Using a modular approach keeps the code easy to maintain. If there is a problem with suppression for example, it only needs to be fixed in one place. Further, having an individual module per chart means that the chart code can be kept simple and specific to each chart types unique requirements.

We have also used the AWCDS as an opportunity to practically test our solution to automating the production of high quality, accessible charts that conform to Welsh Government guidance for external publications. To do this we use KASStylesR, an R package we developed as a ggplot2 theme wrapper. The package is available for you to modify to your organisation standards here. You can read more about KASStylesR here.

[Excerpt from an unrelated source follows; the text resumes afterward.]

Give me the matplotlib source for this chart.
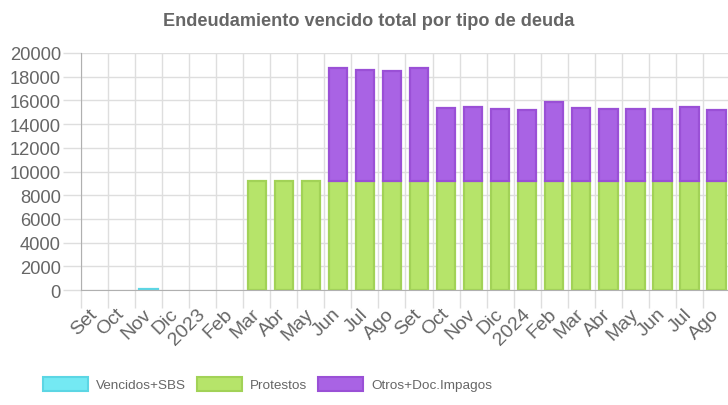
import numpy as np
import matplotlib.pyplot as plt
from matplotlib.patches import Patch

# datos
meses = ["Set", "Oct", "Nov", "Dic", "2023", "Feb", "Mar", "Abr", "May", "Jun", "Jul", "Ago",
         "Set", "Oct", "Nov", "Dic", "2024", "Feb", "Mar", "Abr", "May", "Jun", "Jul", "Ago"]
vencidos_sbs = [0, 0, 50, 0, 0, 0, 0, 0, 0, 0, 0, 0,
                0, 0, 0, 0, 0, 0, 0, 0, 0, 0, 0, 0]
protestos = [0, 0, 0, 0, 0, 0, 9200, 9200, 9200, 9200, 9200, 9200,
             9200, 9200, 9200, 9200, 9200, 9200, 9200, 9200, 9200, 9200, 9200, 9200]
otros_doc = [0, 0, 0, 0, 0, 0, 0, 0, 0, 9500, 9360, 9300,
             9530, 6180, 6240, 6070, 6020, 6700, 6160, 6050, 6100, 6070, 6240, 6020]

series = [
    ("Vencidos+SBS", vencidos_sbs, "#74e9f3", "#5cd6e4"),
    ("Protestos", protestos, "#b6e46a", "#a2d257"),
    ("Otros+Doc.Impagos", otros_doc, "#a963e4", "#9a50d6"),
]

GRIS_TXT = "#666666"
GRID = "#dedede"
EJE = "#b0b0b0"
FUENTE = ["Liberation Sans", "DejaVu Sans"]

fig = plt.figure(figsize=(7.28, 4.06), dpi=100)
ax = fig.add_axes([81 / 728, 115 / 406, 649 / 728, 237 / 406])

x = np.arange(len(meses))
base = np.zeros(len(meses))
for nombre, vals, fill, borde in series:
    vals = np.array(vals, dtype=float)
    bordes = [borde if v > 0 else "none" for v in vals]
    ax.bar(x, vals, width=0.68, bottom=base, color=fill, edgecolor=bordes,
           linewidth=1.6, zorder=3)
    base = base + vals

ax.set_xlim(-0.5, len(meses) - 0.5)
ax.set_ylim(0, 20000)
ax.set_yticks(np.arange(0, 20001, 2000))

ax.set_xticks(x)
ax.set_xticklabels(meses, rotation=45, ha="right", va="center",
                   rotation_mode="anchor", fontsize=14, color=GRIS_TXT, family=FUENTE)
ax.set_xticks(np.arange(-0.5, len(meses), 1), minor=True)
ax.tick_params(axis="x", which="major", length=0, pad=15)
ax.tick_params(axis="x", which="minor", length=13, color=GRID, width=1)
ax.tick_params(axis="y", length=13, color=GRID, width=1, pad=1.5,
               labelsize=13.2, labelcolor=GRIS_TXT)
for lbl in ax.get_yticklabels():
    lbl.set_family(FUENTE)

ax.grid(True, which="minor", axis="x", color=GRID, linewidth=1, zorder=0)
ax.grid(True, which="major", axis="y", color=GRID, linewidth=1, zorder=0)

for lado in ["top", "right"]:
    ax.spines[lado].set_visible(False)
ax.spines["left"].set_color(EJE)
ax.spines["bottom"].set_color(EJE)
ax.spines["left"].set_zorder(4)
ax.spines["bottom"].set_zorder(4)

fig.text(369 / 728, 1 - 22 / 406, "Endeudamiento vencido total por tipo de deuda",
         ha="center", va="center", fontsize=13.1, fontweight="bold", color=GRIS_TXT,
         family=FUENTE)

handles = [Patch(facecolor=f, edgecolor=b, linewidth=1.5, label=n)
           for n, _, f, b in series]
leg = fig.legend(handles=handles, loc="center left", bbox_to_anchor=(43 / 728, 1 - 385 / 406),
                 ncol=3, frameon=False, handlelength=3.35, handleheight=1.2,
                 handletextpad=0.6, columnspacing=0.8, borderpad=0, borderaxespad=0,
                 prop={"family": FUENTE, "size": 9.7})
for t in leg.get_texts():
    t.set_color(GRIS_TXT)

fig.savefig("out.png", dpi=100)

Figure 3: Example of charts formatted by KASStylesR An example line and an example bar chart. Image Source: Sea Transport Statistics, Welsh Government

Note: These charts are not from the AWCDS

R Markdown to build different report types

The R Markdown files are maintained with a one-to-one relationship to the AWCDS report types produced. This means that for each report type (for example, primary attendance, qualifications outcomes, secondary attendance) there is one R Markdown file.

In some cases, there are format changes in how charts and tables are displayed, in other reports there are individual chart types that appear only once. This is where there is a benefit in having a Markdown file for each report type . The work that can be generalised is done in the modular files, which can be easily re-used across all reports, whilst bespoke edge cases are built directly in Markdown.

Implementing bilingual reports

AWCDS reports are produced in both English and Welsh language.

To achieve this we have taken a two-step approach:

  1. All data items are translated and referenced in central look up tables, this covers things like category labels
  2. All pieces of text within the reports (such as titles, notes and exis labels) are stored in two JSON files, one for Welsh and one for English. This enables preports to be generated in both languages just by reading in text from the corresponding files.

Working in this way reduces the workload required for future translation as category labels and chart titles will likely remain the same year on year and only text such as supporting notes, may need to be updated.

Tying it all together

So far, we have covered:

  • extracting data
  • building report recipes in JSON files
  • writing modules to work with data
  • using those modules in Markdown to produce PDFs

The final piece of the puzzle is gluing together all of these items. This is done through a central main.R script. Before this, we need to decide:

  • which AWCDS reports to produce,
  • what list of stakeholders to produce them for,
  • which years of data to use and where to store the reports.

Instead of creating multiple different main.R files to generate different repots, we define these parameters in a central main.json file.

Effectively users setup the main.json file to define what reports they want to build and then hit run on the main.R script to generate the AWCDS reports for the specified stakeholders.

The AWCDS data is also shared with schools in raw Excel format. This enables schools to perform their own analysis on the data which is provided in machine readable format as an alternative to the report.

All schools data is quality assured by the School Statistics team as a routine exercise before the AWCDS are produced. Before sharing the reports, a sample of reports for each report type are reviewed by domain experts in the School Information and Inspection Policy Branch.

Wrap up

This blog has given an overview of our work alongside statistics and policy teams to implement and embed a RAP in the organisation for this interim process. The codebase will continue to be used for producing the AWCDS for the foreseeable future by the School Statistics team with support from the Data Science Unit. Previously, the AWCDS production had been procured at a greater cost than the solution developed internally showing how RAP can deliver high quality products in a more cost-effective way. Wider than this work, the statisticians in Welsh Government are increasingly developing RAP solutions to modernise data processes across the organisation.